Fort Prado ran into a fence before his racing days began, an incident that created that pink patch that makes him an easy horse to identify, even for casual fans. But those fans are not used to seeing Fort Prado on dirt. His last such race came on Sept. 3, 2006, but that was only a one-race dirt venture. Before then, Fort Prado hadn't started in a dirt race since midsummer 2004.

But it's not that Fort Prado was helpless on dirt, and needed a surface switch just to stand up. While Fort Prado has won 15 races and earned more than $1 million on grass, his dirt record is 1-1-1 from 5 starts. Two of those races were off-the-turf, two-turn heats at Fair Grounds, while Fort Prado still was a maiden, and hadn't yet found himself, and his third dirt try produced a 4 1/2-length win in the Springfield Stakes, a one-turn mile at Arlington, which came before Arlington went Polytrack.

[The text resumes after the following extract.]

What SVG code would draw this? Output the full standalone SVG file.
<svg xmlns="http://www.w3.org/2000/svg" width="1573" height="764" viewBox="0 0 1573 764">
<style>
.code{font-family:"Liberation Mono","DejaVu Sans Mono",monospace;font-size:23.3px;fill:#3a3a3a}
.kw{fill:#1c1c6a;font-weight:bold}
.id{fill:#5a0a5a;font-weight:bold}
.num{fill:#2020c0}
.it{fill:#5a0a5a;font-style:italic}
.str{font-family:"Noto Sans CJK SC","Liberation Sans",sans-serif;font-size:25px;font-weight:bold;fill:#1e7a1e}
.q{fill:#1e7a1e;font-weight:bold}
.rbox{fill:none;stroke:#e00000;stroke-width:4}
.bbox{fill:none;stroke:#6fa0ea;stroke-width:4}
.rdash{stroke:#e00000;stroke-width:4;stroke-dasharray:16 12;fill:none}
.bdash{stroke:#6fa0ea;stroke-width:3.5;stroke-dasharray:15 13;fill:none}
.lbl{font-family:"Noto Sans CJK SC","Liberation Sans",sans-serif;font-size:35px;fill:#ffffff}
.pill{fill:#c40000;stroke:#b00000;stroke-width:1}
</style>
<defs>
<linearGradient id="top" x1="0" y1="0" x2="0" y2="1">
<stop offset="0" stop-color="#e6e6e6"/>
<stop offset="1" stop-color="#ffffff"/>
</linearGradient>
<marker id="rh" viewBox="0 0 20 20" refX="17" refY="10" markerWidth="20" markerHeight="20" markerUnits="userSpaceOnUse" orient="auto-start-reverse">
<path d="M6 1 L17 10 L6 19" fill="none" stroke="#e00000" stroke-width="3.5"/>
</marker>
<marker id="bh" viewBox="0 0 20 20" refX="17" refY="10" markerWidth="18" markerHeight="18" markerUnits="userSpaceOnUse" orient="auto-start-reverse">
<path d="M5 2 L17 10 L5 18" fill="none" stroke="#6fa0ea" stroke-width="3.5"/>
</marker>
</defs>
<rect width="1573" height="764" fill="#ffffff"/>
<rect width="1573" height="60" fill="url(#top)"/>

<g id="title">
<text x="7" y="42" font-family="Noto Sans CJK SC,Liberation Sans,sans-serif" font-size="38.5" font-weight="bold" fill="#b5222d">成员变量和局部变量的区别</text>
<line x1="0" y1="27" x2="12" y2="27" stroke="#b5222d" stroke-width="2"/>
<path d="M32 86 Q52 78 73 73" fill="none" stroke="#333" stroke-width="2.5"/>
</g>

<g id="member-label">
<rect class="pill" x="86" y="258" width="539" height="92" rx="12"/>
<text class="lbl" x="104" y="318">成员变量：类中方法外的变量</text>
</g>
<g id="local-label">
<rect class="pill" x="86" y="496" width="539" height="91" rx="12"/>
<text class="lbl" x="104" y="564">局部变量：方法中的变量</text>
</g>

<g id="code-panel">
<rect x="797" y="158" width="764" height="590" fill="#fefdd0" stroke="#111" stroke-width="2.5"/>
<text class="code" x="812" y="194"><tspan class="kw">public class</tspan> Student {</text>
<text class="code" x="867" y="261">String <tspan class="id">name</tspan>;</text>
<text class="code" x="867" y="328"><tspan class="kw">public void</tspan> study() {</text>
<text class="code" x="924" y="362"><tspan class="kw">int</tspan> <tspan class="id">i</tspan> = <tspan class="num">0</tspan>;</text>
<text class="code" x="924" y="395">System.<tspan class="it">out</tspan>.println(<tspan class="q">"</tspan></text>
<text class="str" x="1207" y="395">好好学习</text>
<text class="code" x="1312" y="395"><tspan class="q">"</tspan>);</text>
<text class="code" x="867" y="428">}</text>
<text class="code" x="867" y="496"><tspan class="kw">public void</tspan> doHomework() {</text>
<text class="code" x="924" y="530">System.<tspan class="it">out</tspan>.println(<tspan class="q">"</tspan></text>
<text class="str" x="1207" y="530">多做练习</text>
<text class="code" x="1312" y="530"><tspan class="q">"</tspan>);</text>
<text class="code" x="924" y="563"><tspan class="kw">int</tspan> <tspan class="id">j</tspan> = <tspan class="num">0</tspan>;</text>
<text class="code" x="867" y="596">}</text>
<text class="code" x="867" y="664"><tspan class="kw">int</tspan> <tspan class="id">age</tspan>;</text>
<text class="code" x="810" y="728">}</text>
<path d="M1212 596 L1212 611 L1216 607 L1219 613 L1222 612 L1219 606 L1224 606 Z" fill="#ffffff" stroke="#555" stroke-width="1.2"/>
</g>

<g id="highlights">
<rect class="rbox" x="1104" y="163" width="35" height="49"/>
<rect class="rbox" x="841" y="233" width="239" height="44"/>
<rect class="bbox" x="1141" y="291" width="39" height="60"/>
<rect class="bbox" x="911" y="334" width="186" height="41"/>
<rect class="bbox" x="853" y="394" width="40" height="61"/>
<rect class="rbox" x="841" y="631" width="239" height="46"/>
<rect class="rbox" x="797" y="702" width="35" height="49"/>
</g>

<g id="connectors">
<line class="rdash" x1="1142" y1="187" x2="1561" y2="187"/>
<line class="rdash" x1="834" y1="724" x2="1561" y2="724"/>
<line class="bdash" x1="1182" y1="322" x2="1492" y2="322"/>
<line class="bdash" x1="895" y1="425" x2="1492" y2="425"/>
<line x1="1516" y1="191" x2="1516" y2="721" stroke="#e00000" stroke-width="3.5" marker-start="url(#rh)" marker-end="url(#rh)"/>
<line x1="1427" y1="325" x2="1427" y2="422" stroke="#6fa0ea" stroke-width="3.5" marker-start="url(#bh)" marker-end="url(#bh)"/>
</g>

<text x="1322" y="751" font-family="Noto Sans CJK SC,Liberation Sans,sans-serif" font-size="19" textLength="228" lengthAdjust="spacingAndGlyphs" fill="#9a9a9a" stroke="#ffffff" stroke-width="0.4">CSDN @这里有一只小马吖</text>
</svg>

"He's trained over it a lot, and since he started his career out on dirt, I think he'll be able to adapt," trainer Chris Block said Wednesday morning. Block said Fort Prado shipped into Hawthorne on about Oct. 11, and he has gotten in two solo works over the main track.

"He seemed to go fine," said Block.

Between May and September, Fort Prado's career looked like it might be turning to twilight. He finished sixth once and fourth twice, and was second as the heavy favorite in the Black Tie Affair for Illinois-breds at Arlington, a race he had won three years in a row. But Fort Prado came back around. He finished second, beaten a neck, in the Kentucky Cup Turf Dash at Kentucky Downs, then finished a fast-closing and close third of 12 in the Shakertown at Keeneland.

So, Fort Prado's spark is back. Whether that spark will transfer to dirt, we will find out on Saturday.

Gaming officials tour track

Illinois Gaming Board officials toured Hawthorne on Monday as part of the process the board will use to select three final bidders for a 10th Illinois casino license. Hawthorne partnered with investors and casino developers to submit one of seven bids for the license with the board earlier this month. The three finalists for the license will soon be released, and the board has stated a desire to award the license - vacant for more than 10 years - by the end of the year.

Hawthorne's bid of $150 million was far less than the top monetary bid, $455 million from a Rosemont-based group, but the gaming board has said that the base amount of bids won't be the sole determining factor in awarding the license.

Hawthorne president Tim Carey on Wednesday emphasized Hawthorne's stated ability to quickly have a casino up and running in an existing space as a major asset.

"Structurally, we're really suited to being a casino," Carey said. "We have so much existing square footage, and we could be up and running in six months."

Carey said that while the board had hoped to announce the three finalists as early as this weekend, the pared-down list of bidders probably won't be released until mid-November.

The Illinois legislature has for several years considered statewide gaming expansion that could bring slot-machines to racetracks, but so far, proposed legislation has gone nowhere. Hawthorne, seeking another avenue, decided to apply directly for a casino license.

Hawthorne, in a sign of troubled racing times here in Illinois, just cut purses for most races beginning this weekend. Carey said a significant decline in betting on full-card simulcasting at Hawthorne and Illinois offtrack betting locations necessitated the purse cut.

* The apprentice rider Lyndie Wade is unretired. After saying he was quitting as a jockey to return to school, Wade changed his mind, and was back on horses here Wednesday. His agent, Jay Fedor, said Wade had never gotten as far as leaving Chicago, and planned to ride the remainder of the meet here.